Get your SEO and paid teams in the same room once a month to share data.

  1. Scale what works: Look at the exact search queries driving paid conversions. Have your SEO team build deep, optimized content around those specific topics. These new pages then feed back into the ad system as stronger landing pages, lowering your costs and improving results.
  2. Cut what wastes money: Have your SEO team spot irrelevant search queries that are wasting ad budget. Flag these terms for the paid team so they can be added to exclusion lists, saving budget immediately.

This feedback loop turns these one-time fixes into a self-improving machine. Your website gets better, your ads get more efficient, and your overall growth accelerates.

Practical Takeaways for SaaS Founders

  • Audit your speed: Run your top landing pages through Google PageSpeed Insights today. A faster page directly lowers your ad costs.
  • Write for the ad: Review your H1s and title tags. If they wouldn't make a compelling Google Ad headline, rewrite them to be specific and benefit-driven.
  • Upgrade your media: Swap out generic stock photos for real images of your software, dashboards, and team.
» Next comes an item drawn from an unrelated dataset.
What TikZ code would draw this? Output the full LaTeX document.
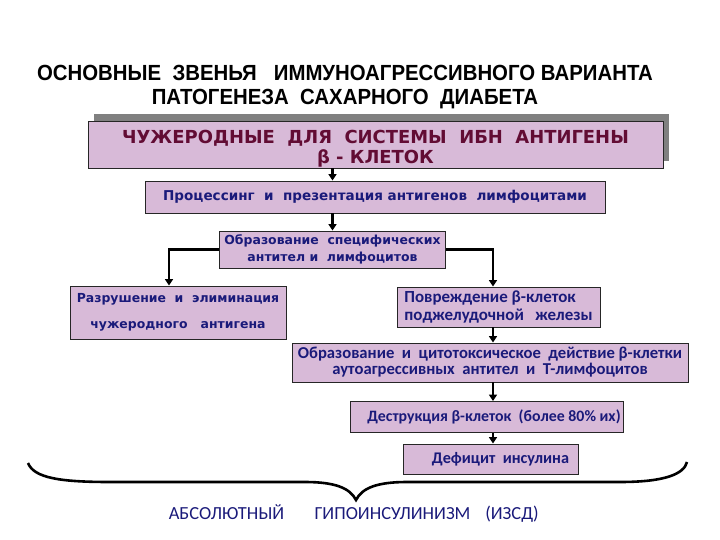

Add a short, high-quality video explaining your product.
  • Go deep, not wide: Stop publishing dozens of thin blog posts. Consolidate your content strategy into comprehensive, authoritative pillar pages that dominate specific topics.
  • Unify your data: Force your organic and paid teams to share search query data monthly to eliminate wasted ad spend and highlight high-converting content opportunities.
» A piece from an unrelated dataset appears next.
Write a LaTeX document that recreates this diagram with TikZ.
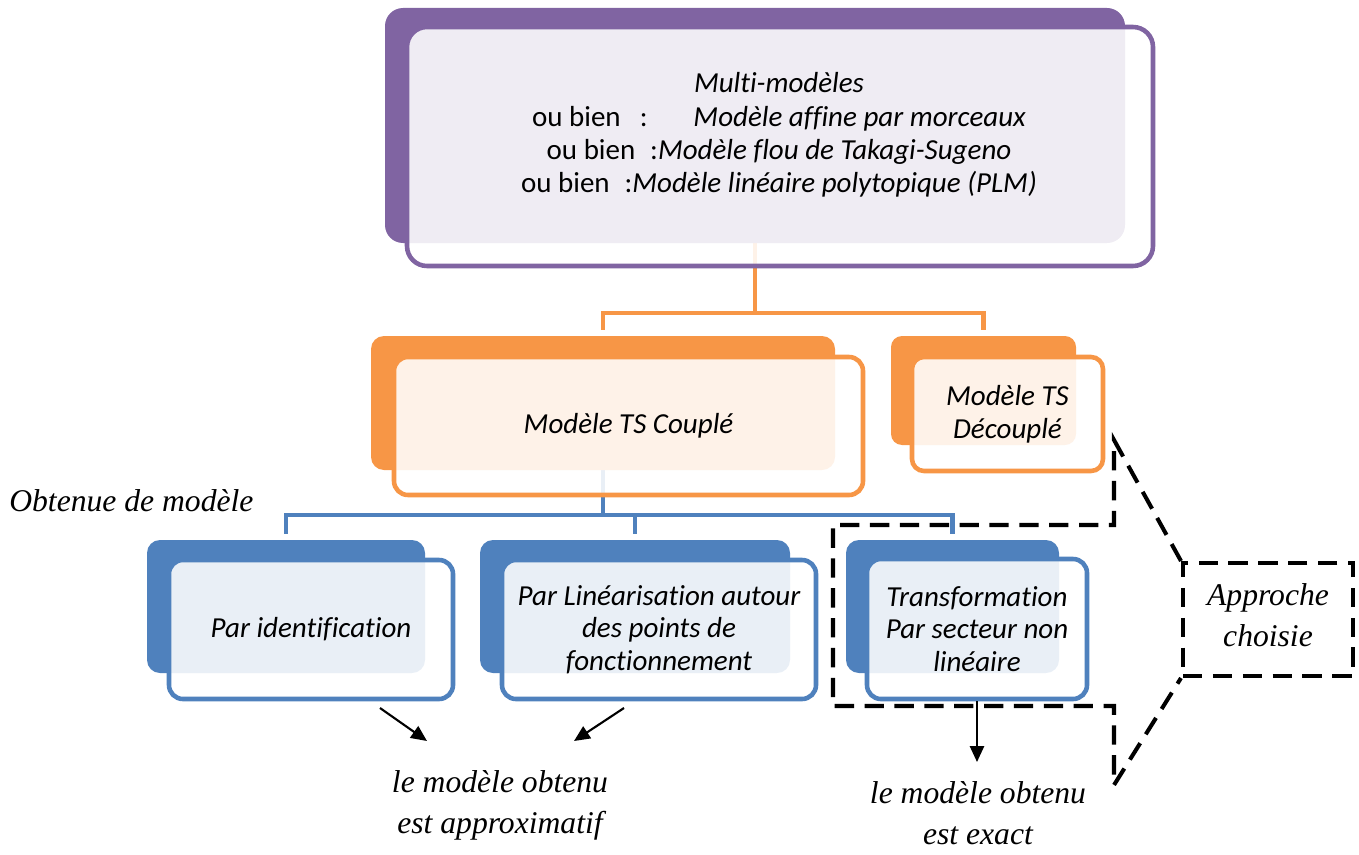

For a deeper breakdown, review On-Page SEO Checklist (2026) | Better Blog AI | Better Blog AI.

Conclusion

The era of treating organic search and paid ads as two separate ecosystems is over. Google's AI now views your website as a single, interconnected source of truth. By optimizing your site speed, deepening your content, providing real media, and aligning your internal teams, you give Google's AI exactly what it needs to reward your business. Implement these eight fixes to lower your acquisition costs, increase your visibility, and build a competitive advantage that cannot be easily copied.